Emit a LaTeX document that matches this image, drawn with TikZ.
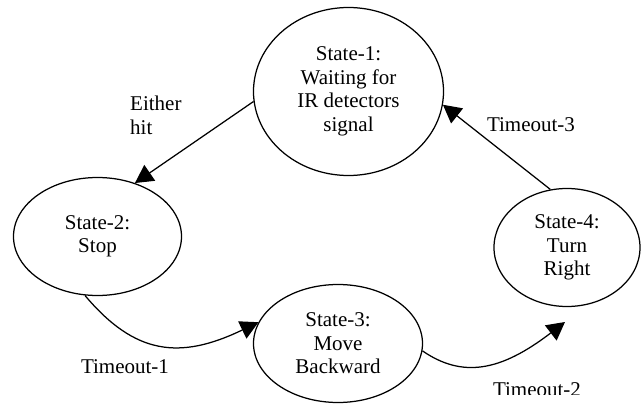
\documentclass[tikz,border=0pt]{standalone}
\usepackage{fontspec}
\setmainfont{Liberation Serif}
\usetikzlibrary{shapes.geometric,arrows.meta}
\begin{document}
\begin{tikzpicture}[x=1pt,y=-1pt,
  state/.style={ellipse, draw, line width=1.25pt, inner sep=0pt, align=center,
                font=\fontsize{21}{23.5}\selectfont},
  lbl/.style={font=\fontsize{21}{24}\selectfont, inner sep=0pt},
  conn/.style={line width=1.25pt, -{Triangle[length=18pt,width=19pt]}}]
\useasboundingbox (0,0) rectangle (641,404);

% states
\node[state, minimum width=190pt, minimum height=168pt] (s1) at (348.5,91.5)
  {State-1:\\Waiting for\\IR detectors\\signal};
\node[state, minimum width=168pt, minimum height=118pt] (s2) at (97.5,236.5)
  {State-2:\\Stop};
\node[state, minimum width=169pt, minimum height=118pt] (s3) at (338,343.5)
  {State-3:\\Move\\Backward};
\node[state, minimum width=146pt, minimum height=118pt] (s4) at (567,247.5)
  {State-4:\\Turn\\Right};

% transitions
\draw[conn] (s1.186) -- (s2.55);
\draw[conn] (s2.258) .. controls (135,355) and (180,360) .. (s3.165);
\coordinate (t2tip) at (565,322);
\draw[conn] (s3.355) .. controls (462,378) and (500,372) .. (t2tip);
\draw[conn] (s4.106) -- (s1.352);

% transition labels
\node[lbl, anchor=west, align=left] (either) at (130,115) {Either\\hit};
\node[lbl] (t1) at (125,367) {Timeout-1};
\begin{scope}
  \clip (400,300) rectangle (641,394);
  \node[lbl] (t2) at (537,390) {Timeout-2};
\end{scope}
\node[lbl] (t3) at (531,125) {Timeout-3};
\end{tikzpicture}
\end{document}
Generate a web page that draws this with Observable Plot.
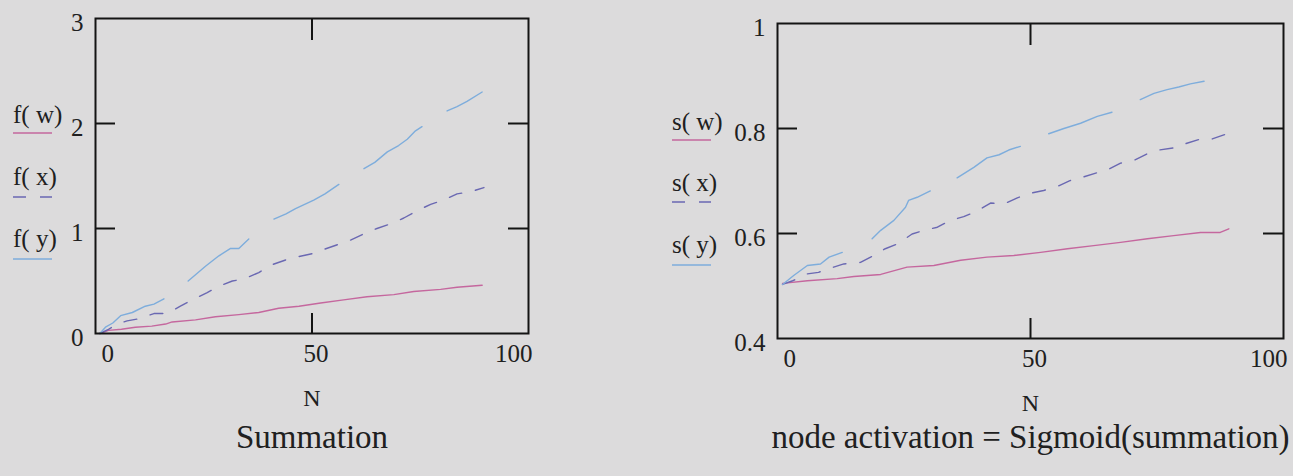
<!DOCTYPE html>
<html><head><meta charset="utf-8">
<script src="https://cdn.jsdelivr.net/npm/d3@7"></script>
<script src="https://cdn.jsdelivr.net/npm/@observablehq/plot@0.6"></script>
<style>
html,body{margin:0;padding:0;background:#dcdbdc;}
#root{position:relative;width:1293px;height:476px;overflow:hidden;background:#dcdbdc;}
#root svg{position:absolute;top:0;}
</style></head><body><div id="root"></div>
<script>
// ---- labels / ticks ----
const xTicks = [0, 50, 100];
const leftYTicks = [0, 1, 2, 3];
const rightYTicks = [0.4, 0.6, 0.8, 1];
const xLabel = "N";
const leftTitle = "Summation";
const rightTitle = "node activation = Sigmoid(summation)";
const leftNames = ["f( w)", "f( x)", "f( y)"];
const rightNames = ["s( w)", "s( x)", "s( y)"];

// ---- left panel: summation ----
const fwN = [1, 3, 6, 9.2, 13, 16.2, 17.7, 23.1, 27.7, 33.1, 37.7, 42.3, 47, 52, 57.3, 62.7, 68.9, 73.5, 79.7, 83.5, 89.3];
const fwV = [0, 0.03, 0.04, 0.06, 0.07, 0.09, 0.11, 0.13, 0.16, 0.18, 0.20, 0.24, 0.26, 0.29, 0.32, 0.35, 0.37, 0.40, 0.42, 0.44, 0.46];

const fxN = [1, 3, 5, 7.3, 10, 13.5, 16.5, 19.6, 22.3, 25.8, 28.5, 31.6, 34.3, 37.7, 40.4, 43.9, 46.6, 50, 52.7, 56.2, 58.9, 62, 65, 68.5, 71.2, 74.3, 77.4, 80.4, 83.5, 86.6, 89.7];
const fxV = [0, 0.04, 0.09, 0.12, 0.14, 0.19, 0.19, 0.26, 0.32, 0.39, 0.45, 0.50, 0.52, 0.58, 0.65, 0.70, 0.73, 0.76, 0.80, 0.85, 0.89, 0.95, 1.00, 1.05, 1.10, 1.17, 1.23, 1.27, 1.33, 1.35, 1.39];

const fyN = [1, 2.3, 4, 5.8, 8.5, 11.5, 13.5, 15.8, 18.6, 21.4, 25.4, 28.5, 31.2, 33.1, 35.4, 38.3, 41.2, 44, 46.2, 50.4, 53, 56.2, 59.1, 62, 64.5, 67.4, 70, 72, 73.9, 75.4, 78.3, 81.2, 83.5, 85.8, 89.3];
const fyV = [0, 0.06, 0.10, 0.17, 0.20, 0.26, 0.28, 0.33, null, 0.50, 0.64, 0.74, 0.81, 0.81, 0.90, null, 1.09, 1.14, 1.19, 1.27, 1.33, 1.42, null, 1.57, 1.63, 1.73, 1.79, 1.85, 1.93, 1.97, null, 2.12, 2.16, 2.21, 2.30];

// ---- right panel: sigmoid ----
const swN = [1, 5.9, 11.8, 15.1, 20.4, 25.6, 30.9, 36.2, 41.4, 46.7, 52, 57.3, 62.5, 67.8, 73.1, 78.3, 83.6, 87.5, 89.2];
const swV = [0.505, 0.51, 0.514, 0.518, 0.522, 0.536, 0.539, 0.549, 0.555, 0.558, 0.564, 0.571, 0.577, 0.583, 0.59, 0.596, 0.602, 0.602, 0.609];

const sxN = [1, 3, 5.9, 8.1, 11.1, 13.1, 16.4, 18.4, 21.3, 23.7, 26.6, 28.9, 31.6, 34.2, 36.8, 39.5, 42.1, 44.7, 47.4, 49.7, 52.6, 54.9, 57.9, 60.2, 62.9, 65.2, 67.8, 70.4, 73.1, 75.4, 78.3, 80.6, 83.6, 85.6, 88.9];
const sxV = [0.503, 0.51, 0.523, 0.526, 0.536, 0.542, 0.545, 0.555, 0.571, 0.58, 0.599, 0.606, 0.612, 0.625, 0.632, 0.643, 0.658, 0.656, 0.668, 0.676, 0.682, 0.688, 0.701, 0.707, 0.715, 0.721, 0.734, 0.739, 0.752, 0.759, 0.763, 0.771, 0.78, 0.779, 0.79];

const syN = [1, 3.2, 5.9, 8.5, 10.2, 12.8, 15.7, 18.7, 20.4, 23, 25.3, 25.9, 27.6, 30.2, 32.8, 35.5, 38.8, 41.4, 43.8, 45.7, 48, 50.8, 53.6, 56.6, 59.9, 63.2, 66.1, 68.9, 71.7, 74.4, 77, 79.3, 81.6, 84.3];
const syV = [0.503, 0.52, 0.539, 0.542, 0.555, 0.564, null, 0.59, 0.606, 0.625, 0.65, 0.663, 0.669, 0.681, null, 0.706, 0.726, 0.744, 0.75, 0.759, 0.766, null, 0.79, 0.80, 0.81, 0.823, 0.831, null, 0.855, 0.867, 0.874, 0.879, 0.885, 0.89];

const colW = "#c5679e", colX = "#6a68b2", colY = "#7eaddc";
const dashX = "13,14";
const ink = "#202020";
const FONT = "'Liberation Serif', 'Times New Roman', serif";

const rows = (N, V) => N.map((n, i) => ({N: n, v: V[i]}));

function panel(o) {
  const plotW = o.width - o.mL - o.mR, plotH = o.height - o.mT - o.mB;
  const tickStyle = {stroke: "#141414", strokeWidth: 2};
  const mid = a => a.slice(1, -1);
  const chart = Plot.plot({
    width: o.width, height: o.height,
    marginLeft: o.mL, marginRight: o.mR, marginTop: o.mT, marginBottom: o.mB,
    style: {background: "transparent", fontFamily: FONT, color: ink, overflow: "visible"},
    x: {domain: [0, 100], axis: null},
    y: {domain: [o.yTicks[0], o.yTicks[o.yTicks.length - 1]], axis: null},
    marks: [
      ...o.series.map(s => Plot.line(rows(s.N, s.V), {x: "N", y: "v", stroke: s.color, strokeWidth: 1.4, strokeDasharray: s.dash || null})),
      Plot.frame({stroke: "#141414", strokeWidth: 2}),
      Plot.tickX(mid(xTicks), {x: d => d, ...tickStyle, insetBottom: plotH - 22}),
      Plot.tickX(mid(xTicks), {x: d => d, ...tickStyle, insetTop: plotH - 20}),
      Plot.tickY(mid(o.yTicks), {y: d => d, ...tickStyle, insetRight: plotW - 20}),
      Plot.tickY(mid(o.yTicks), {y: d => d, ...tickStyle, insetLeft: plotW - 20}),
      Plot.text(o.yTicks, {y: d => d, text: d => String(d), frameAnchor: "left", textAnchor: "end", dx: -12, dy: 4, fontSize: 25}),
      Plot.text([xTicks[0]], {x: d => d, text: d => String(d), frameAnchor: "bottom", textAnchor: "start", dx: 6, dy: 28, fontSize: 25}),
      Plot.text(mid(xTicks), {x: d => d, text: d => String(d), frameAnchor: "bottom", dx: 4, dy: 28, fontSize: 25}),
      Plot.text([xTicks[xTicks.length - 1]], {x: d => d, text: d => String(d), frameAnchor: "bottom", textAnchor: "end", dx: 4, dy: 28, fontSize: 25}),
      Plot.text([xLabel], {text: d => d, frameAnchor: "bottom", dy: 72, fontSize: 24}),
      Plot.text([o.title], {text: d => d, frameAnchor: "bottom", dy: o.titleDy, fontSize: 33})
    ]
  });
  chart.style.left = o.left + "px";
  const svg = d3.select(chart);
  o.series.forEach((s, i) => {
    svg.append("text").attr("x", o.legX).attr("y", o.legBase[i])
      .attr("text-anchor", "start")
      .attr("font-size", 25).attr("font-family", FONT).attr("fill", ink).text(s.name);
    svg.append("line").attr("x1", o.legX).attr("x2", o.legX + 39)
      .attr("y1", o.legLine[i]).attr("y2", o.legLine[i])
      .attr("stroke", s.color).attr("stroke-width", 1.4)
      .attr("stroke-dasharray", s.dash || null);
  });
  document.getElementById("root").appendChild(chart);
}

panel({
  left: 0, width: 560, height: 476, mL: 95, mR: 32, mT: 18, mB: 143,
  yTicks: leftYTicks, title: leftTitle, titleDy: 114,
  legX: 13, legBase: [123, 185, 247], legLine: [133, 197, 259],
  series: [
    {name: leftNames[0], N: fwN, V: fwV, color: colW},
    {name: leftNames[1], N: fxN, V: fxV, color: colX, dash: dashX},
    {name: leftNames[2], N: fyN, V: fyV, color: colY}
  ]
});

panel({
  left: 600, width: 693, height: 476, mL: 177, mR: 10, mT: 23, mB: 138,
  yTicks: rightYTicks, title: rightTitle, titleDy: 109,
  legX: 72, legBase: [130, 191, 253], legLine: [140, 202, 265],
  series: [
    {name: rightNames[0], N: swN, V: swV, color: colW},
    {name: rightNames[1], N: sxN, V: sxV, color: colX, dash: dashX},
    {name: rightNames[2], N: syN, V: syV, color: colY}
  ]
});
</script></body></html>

.....

Your goal -
Your task is to restate word for word the lines from the top of the data to the line containing "(0,0) rectangle (641,404);", both ends included, with every picture left out.

Correct answer -
Emit a LaTeX document that matches this image, drawn with TikZ.
\documentclass[tikz,border=0pt]{standalone}
\usepackage{fontspec}
\setmainfont{Liberation Serif}
\usetikzlibrary{shapes.geometric,arrows.meta}
\begin{document}
\begin{tikzpicture}[x=1pt,y=-1pt,
  state/.style={ellipse, draw, line width=1.25pt, inner sep=0pt, align=center,
                font=\fontsize{21}{23.5}\selectfont},
  lbl/.style={font=\fontsize{21}{24}\selectfont, inner sep=0pt},
  conn/.style={line width=1.25pt, -{Triangle[length=18pt,width=19pt]}}]
\useasboundingbox (0,0) rectangle (641,404);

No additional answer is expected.